When I was in middle school, a well-meaning school librarian suggested I read a fiction book by a Muslim author with Muslim characters in a Muslim country. I don't even remember what book. Flustered, I told her I didn't want to. Between Harry Potter books, I was more interested in the Alice series by Phyllis Reynolds Naylor. I was interested in anything written by Avi or Rodman Philbrick. I remember liking a series of fairy tales re-written as novels from the point of view of a different character. Growing up sheltered, I wanted to know about the culture beyond my house, a culture I desperately wanted to take part in or at least relate to.

Even then, I knew I wasn't interested in mainstream culture-- I was self-aware enough to know I was different and geeky and be able to appreciate that about myself. But I remember being afraid of being shaped wrongly by the book she suggested. I was afraid it would change me in a way I had no control over. I was afraid it would hit uncomfortably close to home. I was also afraid it would miss and make me feel too different, an unreachable other. Even as I started reading global, post-colonial literature in college, I was a apprehensive about reading anything by Indian, Bengali, or Muslim writers.

As I became more exposed to writing closer to my experience, started reading and enjoying a few books, even becoming overwhelmed by volume of literature I could still read about it, it became less important for me to be able to completely relate to a work by a Muslim or from a Muslim country. It made me realize that there were a lot of people like me, but not exactly like me and that this is a good thing. Even though there's still a part of me that's afraid that if I read one more book about being from the Indian subcontinent, being an immigrant, being Muslim, on top of which, being feminist, I'm going to alienate myself, now I think that it's something I need to develop more of an imagination for.

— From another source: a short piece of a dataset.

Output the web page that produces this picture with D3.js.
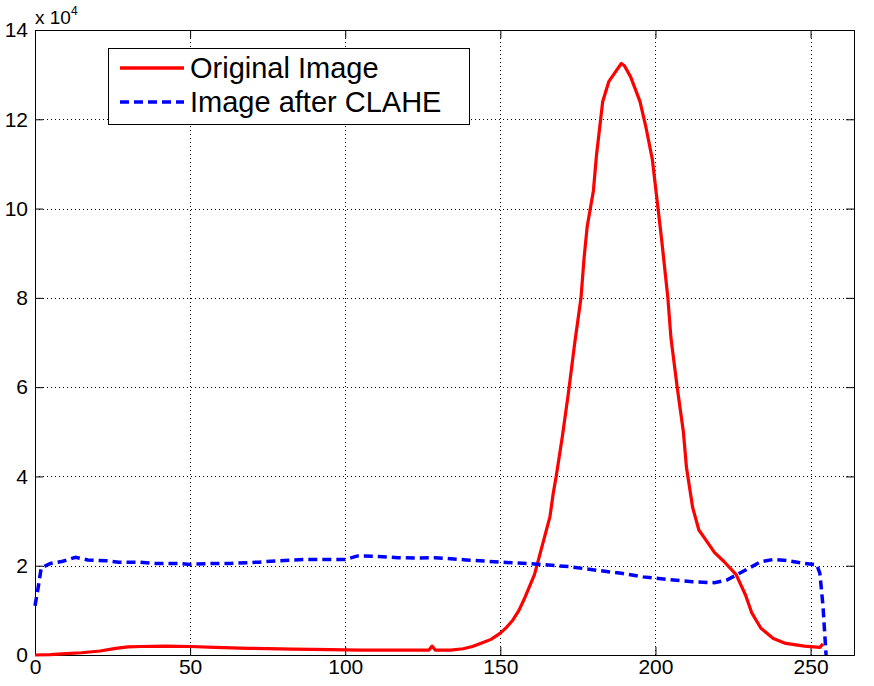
<!DOCTYPE html>
<html>
<head>
<meta charset="utf-8">
<script src="https://cdn.jsdelivr.net/npm/d3@7"></script>
<style>
  body { margin: 0; background: #fff; }
  text { font-family: Arial, "Liberation Sans", Helvetica, sans-serif; fill: #000; }
</style>
</head>
<body>
<div id="chart"></div>
<script>
// histogram values, counts in units of 1e4
var originalX = [0, 5, 10, 15, 21, 26, 30, 34, 42, 50, 58, 69, 83, 95, 105, 118, 127, 128, 129, 134, 138, 141, 144, 147, 150, 152, 154, 156, 158, 161, 164, 166, 167, 168, 170, 172, 174, 176, 177, 178, 180, 181, 182, 183, 185, 187, 189, 190, 192, 195, 197, 199, 200, 201, 202, 204, 205, 207, 208, 209, 210, 212, 214, 216, 219, 222, 226, 229, 231, 234, 238, 242, 248, 253, 254];
var originalY = [0, 0.01, 0.03, 0.05, 0.09, 0.15, 0.18, 0.19, 0.2, 0.19, 0.17, 0.15, 0.13, 0.12, 0.11, 0.11, 0.11, 0.2, 0.11, 0.11, 0.14, 0.19, 0.27, 0.35, 0.49, 0.62, 0.78, 1.0, 1.3, 1.8, 2.58, 3.1, 3.6, 4.0, 4.9, 5.9, 7.0, 8.0, 8.9, 9.6, 10.4, 11.2, 11.8, 12.4, 12.85, 13.05, 13.25, 13.2, 12.95, 12.4, 11.8, 11.1, 10.5, 9.9, 9.3, 8.0, 7.1, 6.0, 5.5, 5.0, 4.2, 3.3, 2.8, 2.6, 2.3, 2.1, 1.8, 1.35, 0.95, 0.6, 0.37, 0.26, 0.2, 0.17, 0.25];

var claheX = [0, 1, 2, 5, 9, 13, 17, 23, 27, 33, 39, 46, 50, 57, 63, 72, 78, 87, 93, 100, 104, 110, 117, 123, 129, 139, 150, 161, 172, 182, 189, 196, 204, 212, 219, 223, 226, 230, 234, 238, 243, 248, 252, 253, 254, 255];
var claheY = [1.1, 1.5, 1.95, 2.05, 2.1, 2.19, 2.13, 2.11, 2.08, 2.08, 2.05, 2.05, 2.03, 2.05, 2.05, 2.08, 2.11, 2.14, 2.14, 2.14, 2.22, 2.21, 2.18, 2.17, 2.18, 2.13, 2.08, 2.04, 1.98, 1.89, 1.83, 1.75, 1.69, 1.64, 1.62, 1.68, 1.79, 1.94, 2.09, 2.14, 2.11, 2.05, 2.02, 1.83, 1.1, 0];

var xTicks = [0, 50, 100, 150, 200, 250];
var yTicks = [0, 2, 4, 6, 8, 10, 12, 14];
var seriesNames = ["Original Image", "Image after CLAHE"];
var seriesColors = ["#ff0000", "#0000ff"];

var width = 874, height = 686;
var plotLeft = 35, plotRight = 854, plotTop = 30, plotBottom = 655;

var svg = d3.select("#chart").append("svg")
  .attr("width", width)
  .attr("height", height);

var x = d3.scaleLinear().domain([0, 264]).range([plotLeft, plotRight]);
var y = d3.scaleLinear().domain([0, 14]).range([plotBottom, plotTop]);

// grid lines
var grid = svg.append("g");
grid.selectAll("line.gx").data(xTicks.slice(1)).enter().append("line")
  .attr("x1", function(d) { return Math.round(x(d)) + 0.5; })
  .attr("x2", function(d) { return Math.round(x(d)) + 0.5; })
  .attr("y1", plotTop).attr("y2", plotBottom)
  .attr("stroke", "#000").attr("stroke-width", 1)
  .attr("stroke-dasharray", "1,3");
grid.selectAll("line.gy").data(yTicks.slice(1, -1)).enter().append("line")
  .attr("y1", function(d) { return Math.round(y(d)) + 0.5; })
  .attr("y2", function(d) { return Math.round(y(d)) + 0.5; })
  .attr("x1", plotLeft).attr("x2", plotRight)
  .attr("stroke", "#000").attr("stroke-width", 1)
  .attr("stroke-dasharray", "1,3");

// axes with inward ticks on every side
svg.append("g").attr("transform", "translate(0," + plotBottom + ")")
  .call(d3.axisBottom(x).tickValues(xTicks).tickSize(-8).tickPadding(4).tickFormat(d3.format("d")));
svg.append("g").attr("transform", "translate(0," + plotTop + ")")
  .call(d3.axisTop(x).tickValues(xTicks).tickSize(-8).tickFormat(""));
svg.append("g").attr("transform", "translate(" + plotLeft + ",0)")
  .call(d3.axisLeft(y).tickValues(yTicks).tickSize(-8).tickPadding(7).tickFormat(d3.format("d")));
svg.append("g").attr("transform", "translate(" + plotRight + ",0)")
  .call(d3.axisRight(y).tickValues(yTicks).tickSize(-8).tickFormat(""));

svg.selectAll(".domain").attr("stroke", "#000").attr("stroke-width", 1);
svg.selectAll(".tick line").attr("stroke", "#000");
svg.selectAll(".tick text").attr("font-size", 21).attr("font-family", "Arial, 'Liberation Sans', sans-serif");

// exponent label
var expo = svg.append("text").attr("x", 35).attr("y", 24).attr("font-size", 19);
expo.append("tspan").text("x 10");
expo.append("tspan").attr("font-size", 12).attr("dy", -9).text("4");

// lines
var line = d3.line()
  .x(function(d) { return x(d[0]); })
  .y(function(d) { return y(d[1]); });

var original = d3.zip(originalX, originalY);
var clahe = d3.zip(claheX, claheY);

svg.append("path").datum(original)
  .attr("d", line)
  .attr("fill", "none")
  .attr("stroke", seriesColors[0])
  .attr("stroke-width", 3.2)
  .attr("stroke-linejoin", "round");

svg.append("path").datum(clahe)
  .attr("d", line)
  .attr("fill", "none")
  .attr("stroke", seriesColors[1])
  .attr("stroke-width", 3.5)
  .attr("stroke-dasharray", "9,5");

// legend
var legend = svg.append("g");
legend.append("rect")
  .attr("x", 108.5).attr("y", 48.5).attr("width", 361).attr("height", 76)
  .attr("fill", "#fff").attr("stroke", "#000").attr("stroke-width", 1);
seriesNames.forEach(function(name, i) {
  var ly = 68 + i * 34;
  legend.append("line")
    .attr("x1", 120).attr("x2", 184).attr("y1", ly).attr("y2", ly)
    .attr("stroke", seriesColors[i])
    .attr("stroke-width", 3.5)
    .attr("stroke-dasharray", i === 1 ? "9,5" : null);
  legend.append("text")
    .attr("x", 190).attr("y", ly + 10)
    .attr("font-size", 29)
    .text(name);
});
</script>
</body>
</html>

In a way, this focus it does limit me. I don't read very much mainstream literature and I'm not that interested in much of the literary canon and because of these reasons, it's not enough for me to meet someone who loves to read to feel an immediate connection with them-- like it was in middle school. But I do still connect with people who love literary fiction of most varieties. I also recently discovered my love for sci-fi. The biggest difference is that I now relate most to people developing shades of grey within their imagination of Muslim, immigrant, female, religious, subcontinental experiences because as someone of these experiences and an American on top of that, to do otherwise would require me to believe these descriptors are limits upon myself and believe they should be for other people, too.